All shots were at 45 yards with a Mossberg 500 shotgun. I'm also curios with what others are using. 




Sent from my iPhone using Ohub Campfire


----------



## Bigfish1734 (May 16, 2009)

Thanks for the reply. I had heard really good things about the Carlson's dead coyote chokes, but they don't make them for the invector ds system that the A5 has. I guess I should have asked if anyone had patterned the heavy shot dead coyote load out of an A5, and what choke worked best to 60 yards? People are saying that the load is lethal to 70 or more yards. Is this true?


----------



## bassman00 (Feb 6, 2007)

That's what I've heard. Find a choke that has a .670 restriction that fits your gun and I would start there. Good luck. 

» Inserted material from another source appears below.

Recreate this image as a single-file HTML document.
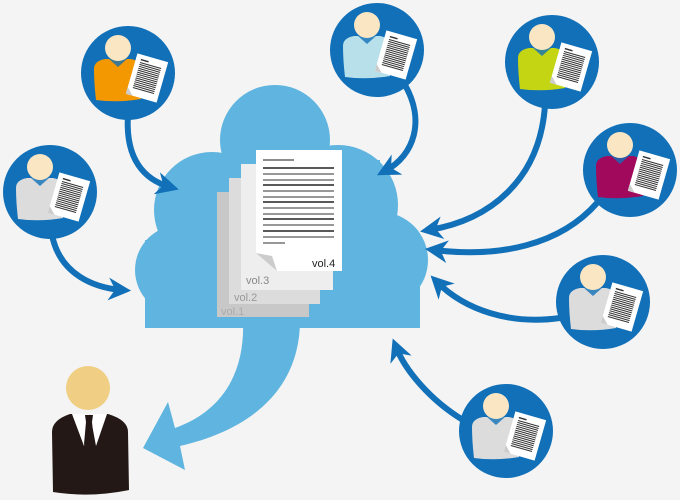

Sent from my iPhone using Ohub Campfire


----------



## varminthunter (Dec 19, 2005)

super full turkey choke rem 870


----------



## Escanaba_Predator (Jan 14, 2012)

I use rem full(rem 870) and a .660 sometimes. You have to be careful cause you can go to tight and it deforms the shot and causes irratic patterns. Always pattern your gun with the different loads and chokes. I like to find a nice tall snow bank to shoot this time of year.


----------